Lead photo via Bureau of Land Management

Congressional cannabis champion Rep. Earl Blumenauer is the latest public figure to weigh in on medical marijuana in professional sports, urging both the NBA and NFL to stop persecuting their players for using a natural painkiller.

In the weeks since former NBA commissioner David Stern sat down with player-turned-ganjapreneur Al Harrington to discuss basketball’s ineffective and misguided cannabis ban on camera for LeBron James’ Uninterrupted, current NBA coaches, league officials, and players have all weighed in on the controversial subject, opening a can of worms that does not look like it will go away quietly.
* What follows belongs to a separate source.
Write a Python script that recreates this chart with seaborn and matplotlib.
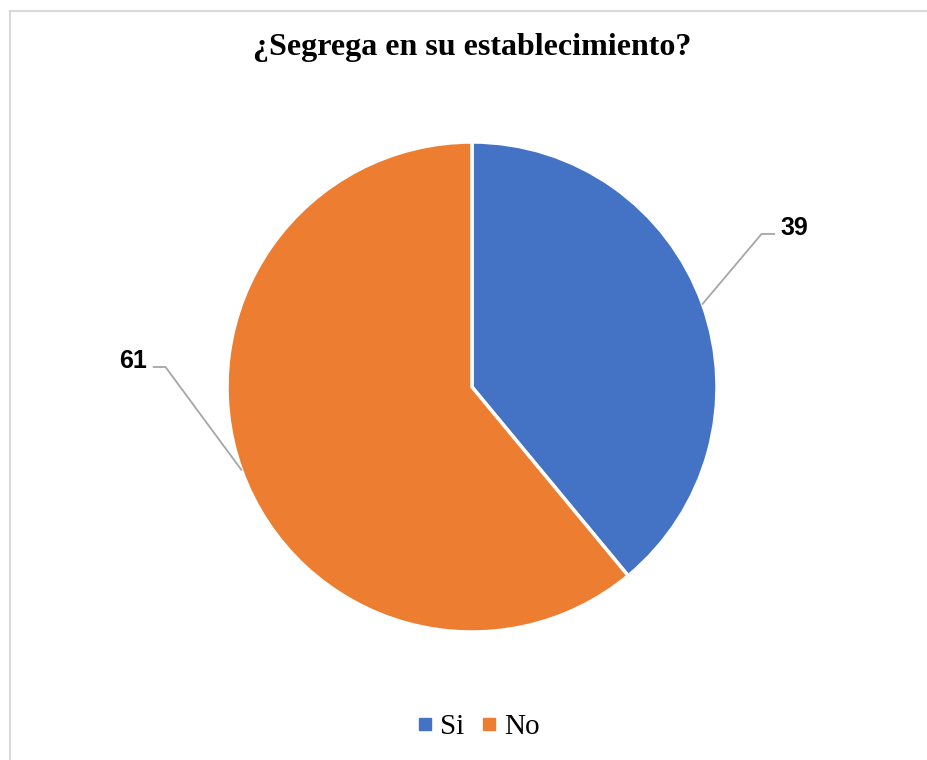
import numpy as np
import matplotlib.pyplot as plt
import seaborn as sns
from matplotlib.lines import Line2D

labels = ['Si', 'No']
values = [39, 61]
colors = ['#4472C4', '#ED7D31']
title = '¿Segrega en su establecimiento?'

sns.set_style('white')
plt.rcParams['text.color'] = 'black'

fig = plt.figure(figsize=(9.28, 7.6), dpi=100)
ax = fig.add_axes([0, 0, 1, 1])

# chart border (only top and left edges visible in the crop)
ax.plot([10.5, 10.5], [0, 749.5], color='#d9d9d9', lw=1.5)
ax.plot([10.5, 928], [749.5, 749.5], color='#d9d9d9', lw=1.5)

cx, cy, r = 472, 373, 245
wedges, _ = ax.pie(values, colors=colors, startangle=90, counterclock=False,
                   center=(cx, cy), radius=r, frame=True,
                   wedgeprops=dict(edgecolor='white', linewidth=2.5))
ax.set_xlim(0, 928)
ax.set_ylim(0, 760)
ax.set_aspect('equal')
ax.axis('off')

# data labels with elbow leader lines
for w, v in zip(wedges, values):
    ang = np.deg2rad((w.theta1 + w.theta2) / 2)
    ex, ey = cx + r * np.cos(ang), cy + r * np.sin(ang)
    side = 1 if np.cos(ang) > 0 else -1
    if side > 0:
        kx, ky = ex + 59, ey + 70
        hx = kx + 13
    else:
        kx, ky = ex - 76, ey + 103
        hx = kx - 12
    ax.plot([ex, kx, hx], [ey, ky, ky], color='#a6a6a6', lw=1.3)
    ax.text(hx + side * 6, ky + 6, str(v), ha='left' if side > 0 else 'right',
            va='center', fontsize=18, fontweight='bold', color='black',
            family='Liberation Sans')

ax.text(472, 712, title, ha='center', va='center', fontsize=23,
        fontweight='bold', color='black', family='Liberation Serif')

handles = [Line2D([], [], marker='s', color=c, linestyle='', markersize=8)
           for c in colors]
fig.legend(handles, labels, loc='center', bbox_to_anchor=(478 / 928, 1 - 727 / 760),
           ncol=2, frameon=False, handlelength=0.6, handletextpad=0.22,
           columnspacing=0.55,
           prop={'family': 'Liberation Serif', 'size': 21})

fig.savefig('out.png', dpi=100)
To find opinions on this shift in the dialogue about banned substances from outside of the NBA’s self-contained universe, TMZ caught up with Rep. Blumenauer in Washington D.C., where the vocal legalization advocate expressed strong feelings in support of players’ rights.

“What we’re seeing is a number of professional athletes who choose to deal with the really terrible pain of their profession using marijuana for medical purposes,” Blumenauer told TMZ. “It’s much less damaging than the opioids, the painkillers, the shots, the pills, and it's time professional sports stops punishing them but works with them.”

As Harrington alleged in the short documentary released last month, about 70% of the NBA’s players, coaches and owners are already using cannabis, and by ignoring the immense damage caused by addictive, chemically manufactured alternatives, the NBA and NFL are simply dooming their athletes to a life of prescription pill dependence or chronic pain, and often times, both.

Blumenauer, who represents Oregon’s 3rd District  home to the Northwest’s last remaining NBA franchise, the Portland Trail Blazers  believes strongly that superstars like Damian Lillard and C.J. McCollum should be able to consume the same legal weed as the rest of his constituents without facing unnecessary punishment from their employer.

“It’s healthier for them than what’s going on now, and it’s where the rest of America is,” Blumenauer told TMZ. “Over two thirds of Americans have access to medical marijuana and the NBA and NFL shouldn’t be second class citizens.”

In an effort to bring those same freedoms to federal employees, Rep. Blumenauer introduced a piece of legislation earlier this year that, if passed, would bar the government from using positive cannabis drug tests to block prospective employees from working for federal agencies.

And while a number of businesses in legal weed states have revised their substance abuse policies to treat cannabis use like alcohol, those changes have not been made in any of America’s four leading professional sports leagues. In a separate interview, TMZ also caught up Harrington on the streets of Los Angeles, where the journeyman power forward told reporters that he hasn’t heard word one from current league honchos about making changes to the NBA’s substance abuse policy.

Hopefully the pressure from Congress’ top legalization proponent will set a fire under commissioners Adam Silver and Roger Goodell to push up the timetable on ending cannabis prohibition in professional sports.